Sometimes you can and sometimes you can’t.” For example, he said the city council battled with the Kansas Department of Transportation for more access to the new interchange.
“The state gave us a choice. They let us put in some access on to those roads, but they’re paying for it,” he said.
Cross said sometimes entities are able to agree to disagree.
“You need to keep the lines of communication open and try not to step on any toes,” she said. “It helps when you have a citizen base that agrees with you… They’re more apt to look at your side of the plan.”
She said when the city of Edgerton wanted the Johnson County Library system to open an Edgerton branch, the residents rallied.
“We’re all taxpayers of the state, and that can help a lot,” she said.
Gillespie said even the little guy needs to hold the line sometimes.

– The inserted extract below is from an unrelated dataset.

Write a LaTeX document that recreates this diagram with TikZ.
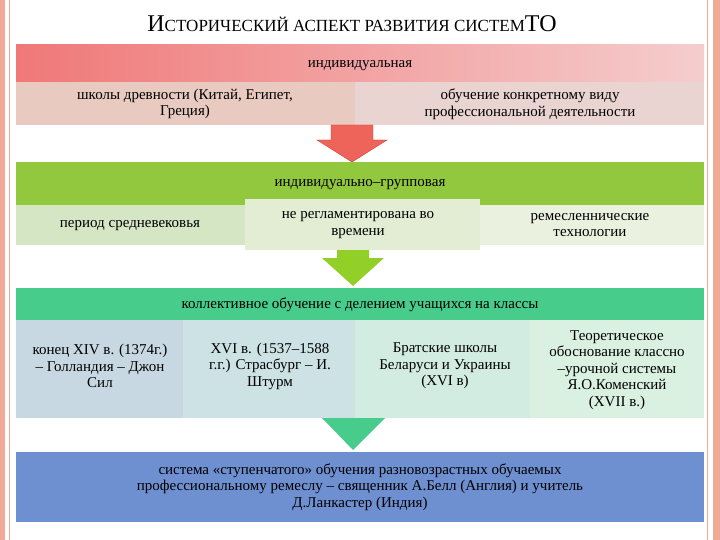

“You can’t step on toes, but you can push back,” he said.
He said the city of Edgerton has to find a way to get along with the city of Gardner.
“We have to find a way to agree to get along,” he said. “We joined a whole new world with the intermodal recently.”
Change is inevitable. How do you define change and its impact on the community?
“Change is hard to accept, but it’s good for a community,” Cross said. “You’ve got to move forward.”
Cross said as she’s lived in Edgerton, she’s watched a rotation of families. The kids grow up and return home.
“The kids come back here so you know they enjoyed growing up here,” she said.
The important thing is to grow responsibly, she said.
Gillespie said, “Change is coming to Edgerton. We are unique in that we have two city parks separating our industrial base from our existing community.”
He said the council can control how big Edgerton grows.
“I personally would like to stay a small town,” he said. “Everything has to be done responsibly.”
Longanecker said he doesn’t think change in Edgerton is going to occur quickly.
“For the most part, I think the changes are going to be mostly positive,” he said. “Keeping that hometown feeling is partially the council’s responsibility. If we can keep that from disappearing, we’ll be far ahead when things do start changing.”